Monday, August 20, 2007

Beyond Bread

Saturday was my last day at Beyond Bread. Unlike Sunflower Market I really did enjoy working there, despite the inevitable stupidity of people. I don't want to work in a restaurant again for precisely that reason. Thankfully the idiocy was limited primarily to customers and the occasional coworker and not the managers, which again, is more than I could say about Sunflower. I didn't learn as much about humanity as I did with my first job, but important lessons can still be drawn from the experience. Some of these might not be lessons so much as rants, but oh well:
-Passing the anti-smoking law in Arizona really helped get rid of the most unpleasant coworkers.
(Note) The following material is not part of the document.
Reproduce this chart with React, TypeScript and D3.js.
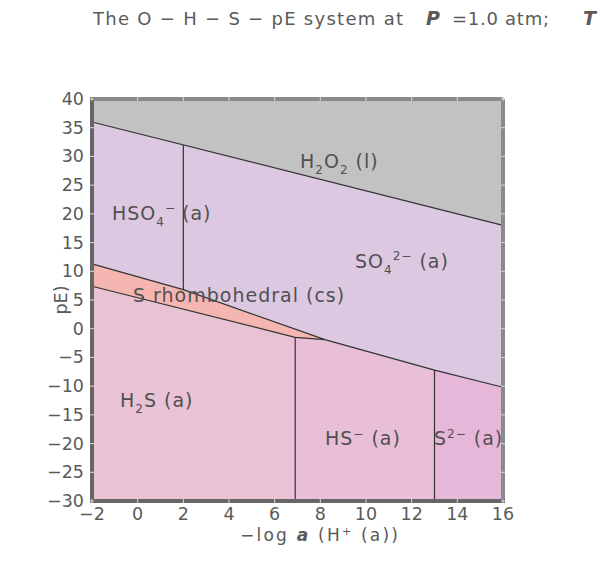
import React from "react";
import * as d3 from "d3";

const xTicks = [-2, 0, 2, 4, 6, 8, 10, 12, 14, 16];
const yTicks = [40, 35, 30, 25, 20, 15, 10, 5, 0, -5, -10, -15, -20, -25, -30];

// boundary polylines [pH-like, pE]
const waterLineX = [-2, 16];
const waterLineY = [36, 18];
const sUpperX = [-2, 2, 8.2];
const sUpperY = [11.3, 6.8, -1.9];
const sLowerX = [-2, 6.9, 8.2];
const sLowerY = [7.4, -1.5, -1.9];
const sulfideX = [8.2, 13, 16];
const sulfideY = [-1.9, -7.2, -10.2];
const verticalX = [2, 6.9, 13];

const W = 600, H = 561;
const x = d3.scaleLinear().domain([-2, 16]).range([92, 503]);
const y = d3.scaleLinear().domain([-30, 40]).range([501, 99]);

const zip = (xs: number[], ys: number[]) => xs.map((v, i) => [v, ys[i]] as [number, number]);
const interp = (pts: [number, number][], xv: number) => {
  for (let i = 0; i < pts.length - 1; i++) {
    const [x0, y0] = pts[i], [x1, y1] = pts[i + 1];
    if (xv >= x0 && xv <= x1) return y0 + ((xv - x0) / (x1 - x0)) * (y1 - y0);
  }
  return pts[pts.length - 1][1];
};

const water = zip(waterLineX, waterLineY);
const sUp = zip(sUpperX, sUpperY);
const sLo = zip(sLowerX, sLowerY);
const sulf = zip(sulfideX, sulfideY);
const sulfateLower = [...sUp, ...sulf.slice(1)];
const reducedUpper = [...sLo, ...sulf.slice(1)];

const line = d3.line<[number, number]>().x(d => x(d[0])).y(d => y(d[1]));
const poly = (pts: [number, number][]) => line(pts) + "Z";

export default function App() {
  const x0 = -2, x1 = 16, yTop = 40, yBot = -30;
  const v0 = verticalX[0], v1 = verticalX[1], v2 = verticalX[2];
  const gray = [...water, [x1, yTop], [x0, yTop]] as [number, number][];
  const lav = [...water, ...[...sulfateLower].reverse()] as [number, number][];
  const salmon = [...sUp, ...[...sLo].reverse()] as [number, number][];
  const h2s = [...reducedUpper.filter(p => p[0] < v1), [v1, interp(reducedUpper, v1)], [v1, yBot], [x0, yBot]] as [number, number][];
  const hs = [[v1, interp(reducedUpper, v1)], ...reducedUpper.filter(p => p[0] > v1 && p[0] < v2), [v2, interp(reducedUpper, v2)], [v2, yBot], [v1, yBot]] as [number, number][];
  const s2 = [[v2, interp(reducedUpper, v2)], ...reducedUpper.filter(p => p[0] > v2), [x1, yBot], [v2, yBot]] as [number, number][];

  const font = "'DejaVu Sans', sans-serif";
  const lab = { fontFamily: font, fontSize: 19, fill: "#505050", letterSpacing: "1px" } as const;
  const tick = { fontFamily: font, fontSize: 17.5, fill: "#5a5a5a" } as const;
  const ttl = { fontFamily: font, fontSize: 18, fill: "#5a5a5a" } as const;

  return (
    <svg width={W} height={H} style={{ position: "absolute", left: 0, top: 0, background: "#fff" }}>
      <text x={93} y={25} textLength={310} lengthAdjust="spacing" style={ttl}>The O − H − S − pE system at</text>
      <text x={426} y={25} style={{ ...ttl, fontWeight: "bold", fontStyle: "italic", fontSize: 19 }}>P</text>
      <text x={452} y={25} textLength={97} lengthAdjust="spacing" style={ttl}>=1.0 atm;</text>
      <text x={583} y={25} style={{ ...ttl, fontWeight: "bold", fontStyle: "italic", fontSize: 19 }}>T</text>

      <path d={poly(gray)} fill="#c2c2c2" />
      <path d={poly(lav)} fill="#dcc8e0" />
      <path d={poly(salmon)} fill="#f5b6b2" />
      <path d={poly(h2s)} fill="#e9c2d5" />
      <path d={poly(hs)} fill="#e8bfd6" />
      <path d={poly(s2)} fill="#e6b7d8" />

      <g fill="none" stroke="#333" strokeWidth={1.2}>
        <path d={line(water)!} />
        <path d={line(sulfateLower)!} />
        <path d={line(sLo)!} />
        <line x1={x(v0)} x2={x(v0)} y1={y(interp(water, v0))} y2={y(interp(sUp, v0))} />
        <line x1={x(v1)} x2={x(v1)} y1={y(interp(reducedUpper, v1))} y2={y(yBot)} />
        <line x1={x(v2)} x2={x(v2)} y1={y(interp(reducedUpper, v2))} y2={y(yBot)} />
      </g>

      <g fill="none" strokeWidth={4}>
        <line x1={x(x0)} x2={x(x1)} y1={y(yTop)} y2={y(yTop)} stroke="#8a8a8a" />
        <line x1={x(x1)} x2={x(x1)} y1={y(yTop)} y2={y(yBot)} stroke="#8a8a8a" />
        <line x1={x(x0)} x2={x(x0)} y1={y(yTop) - 2} y2={y(yBot) + 2} stroke="#666" />
        <line x1={x(x0)} x2={x(x1) + 2} y1={y(yBot)} y2={y(yBot)} stroke="#666" />
      </g>
      <g stroke="#d8d8d8" strokeWidth={1}>
        {xTicks.map(t => (
          <g key={"xt" + t}>
            <line x1={x(t)} x2={x(t)} y1={y(yBot) - 2} y2={y(yBot) + 2} />
            <line x1={x(t)} x2={x(t)} y1={y(yTop) - 2} y2={y(yTop) + 2} />
          </g>
        ))}
        {yTicks.map(t => (
          <g key={"yt" + t}>
            <line x1={x(x0) - 2} x2={x(x0) + 2} y1={y(t)} y2={y(t)} />
            <line x1={x(x1) - 2} x2={x(x1) + 2} y1={y(t)} y2={y(t)} />
          </g>
        ))}
      </g>

      {xTicks.map(t => (
        <text key={"xl" + t} x={x(t)} y={520} textAnchor="middle" style={tick}>{t < 0 ? "−" + Math.abs(t) : t}</text>
      ))}
      {yTicks.map(t => (
        <text key={"yl" + t} x={84} y={y(t) + 6} textAnchor="end" style={tick}>{t < 0 ? "−" + Math.abs(t) : t}</text>
      ))}

      <text x={240} y={541} textLength={158} lengthAdjust="spacing" style={{ ...tick, fontSize: 17 }}>
        −log <tspan fontWeight="bold" fontStyle="italic">a</tspan> (H<tspan dy={-6} fontSize={11}>+</tspan><tspan dy={6}> (a))</tspan>
      </text>
      <text transform="translate(67,300) rotate(-90)" textAnchor="middle" style={tick}>pE)</text>

      <text x={112} y={220} style={lab}>HSO<tspan dy={6} fontSize={12}>4</tspan><tspan dy={-14} fontSize={12}>−</tspan><tspan dy={8} dx={6}>(a)</tspan></text>
      <text x={300} y={168} style={lab}>H<tspan dy={6} fontSize={12}>2</tspan><tspan dy={-6}>O</tspan><tspan dy={6} fontSize={12}>2</tspan><tspan dy={-6}> (l)</tspan></text>
      <text x={355} y={268} style={lab}>SO<tspan dy={6} fontSize={12}>4</tspan><tspan dy={-14} fontSize={12}>2−</tspan><tspan dy={8}> (a)</tspan></text>
      <text x={133} y={302} style={lab}>S rhombohedral (cs)</text>
      <text x={120} y={407} style={lab}>H<tspan dy={6} fontSize={12}>2</tspan><tspan dy={-6}>S (a)</tspan></text>
      <text x={325} y={445} style={lab}>HS<tspan dy={-7} fontSize={12}>−</tspan><tspan dy={7}> (a)</tspan></text>
      <text x={434} y={445} style={lab}>S<tspan dy={-7} fontSize={12}>2−</tspan><tspan dy={7}> (a)</tspan></text>
    </svg>
  );
}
Within a week of that passing the mean, dessicated, beady eyed spinster, the creepy, fish-faced,-alleged pedophile and the irritatingly flamboyantly gay drug addict all quit or were fired. Funny how my upbringing indirectly taught me that smokers were bad people and I fought against that generalization for years, yet the worst people at work all just happened to be smokers. I felt vindicated, but I'm still trying to fight that prejudice.
-Beyond Bread seems to hire two main types of people: beautiful young girls and creepy and/or lecherous men. There's more variety than that but the trend is readily visible and puzzling. On top of that there's a division between the Front of House and the Sandwich Line. The FoH people tend to be the attractive, charismatic and polite type while the Sandwich Line tend to be the foul mouthed, rude and surly type. There are exceptions to every rule, of course.
-Every semester I try to give sorority girls the benefit of the doubt; maybe they're not as dumb as we all think, maybe it's all an act. And every semester I'm angry at myself for questioning my own senses. I'm sorry, they really are dumb and as polite as they pretend to be with their smiles and upward inflections? they are rather inconsiderate. I have a long list of stories I could tell, but I'll just give you this one: after an agonizingly long and confused and needlessly complicated order they declare how they must be the worst customers in the world (they're not, sadly) and that I should get a tip for putting up with them. They proceed to pay and walk off with a "'annnkyou!" and leave no tip. I don't mind not getting a tip, really I don't, but if you basically tell someone you'll give them a tip because you know you've been difficult and you don't tip them at all, you're a total bitch.
-Some things to remember are: Beyond Bread does not have pastrami. Nor does it have potato salad. Nor does it have a soup/salad/sandwich combo. They have menus by the front of the entrance, please take two seconds to locate them. The sides are (please remember this): chips (they are called Beyond Bread Crisps on the menu. This is admittedly confusing as they are not chips of bread but simply house brand potato chips) baked Lays, baby carrots (they are raw, why would you have cooked carrots as a side?) or for an extra fifty cents pasta salad (totally worth it) or vinegar slaw (wouldn't be worth it if it were free). If you're going to order half a sandwich, let the cashier know that part first, not last.
-Getting free pastries night after night on the closing shift sounds great at first, but the novelty wears off soon. Or at least it should.
-Do not complain about how fat you are while you take home multiple pastries a night each night for a month.
-The highly volatile and eccentric people they hire at Beyond Bread are, as the managers pointed out, the good ones. "You should see the ones we turn away!" Now there's an unsettling thought. And on a related note, don't ask for a job application reeking of alcohol. Also, don't answer "Why do you want to work here?" with "I'm really desperate for work! Please! I'll work anywhere!"
-If I find the people who seem to enjoy deliberately defiling public restrooms, I will stab them in the eye (I strongly encourage you to do the same). Seriously now, what reason is there to pee on the floor, crap on the side of the toilet or wipe your snot on the walls? Assholes.
-Ending on a high note, customer stupidity or mere oddness is the greatest source of entertainment there is at work. From people ordering Montezuma's Revenge and Gordy's Godzilla to a bowl of Gestapo and the Eat Me Out salad. The last funny story I heard was regarding a certain young, blonde, beautiful and shapely customer. Usually she only comes in with a very rich older man and of course he pays for their meal. But the other day she came in by herself and when she paid with her credit card the cashier noticed her name: Tyndall Tsunami. The first thought that went through her head (bless her sweet little heart) was that she must have married him because of his last name. She seemed very unaware of how much that sounded like a porn star name. I Googled it (how could I not?) but found nothing. I'm also left wondering why you would have your stage name on your credit card.

1 comment:

Unknown said...

That pasta salad is totally worth it.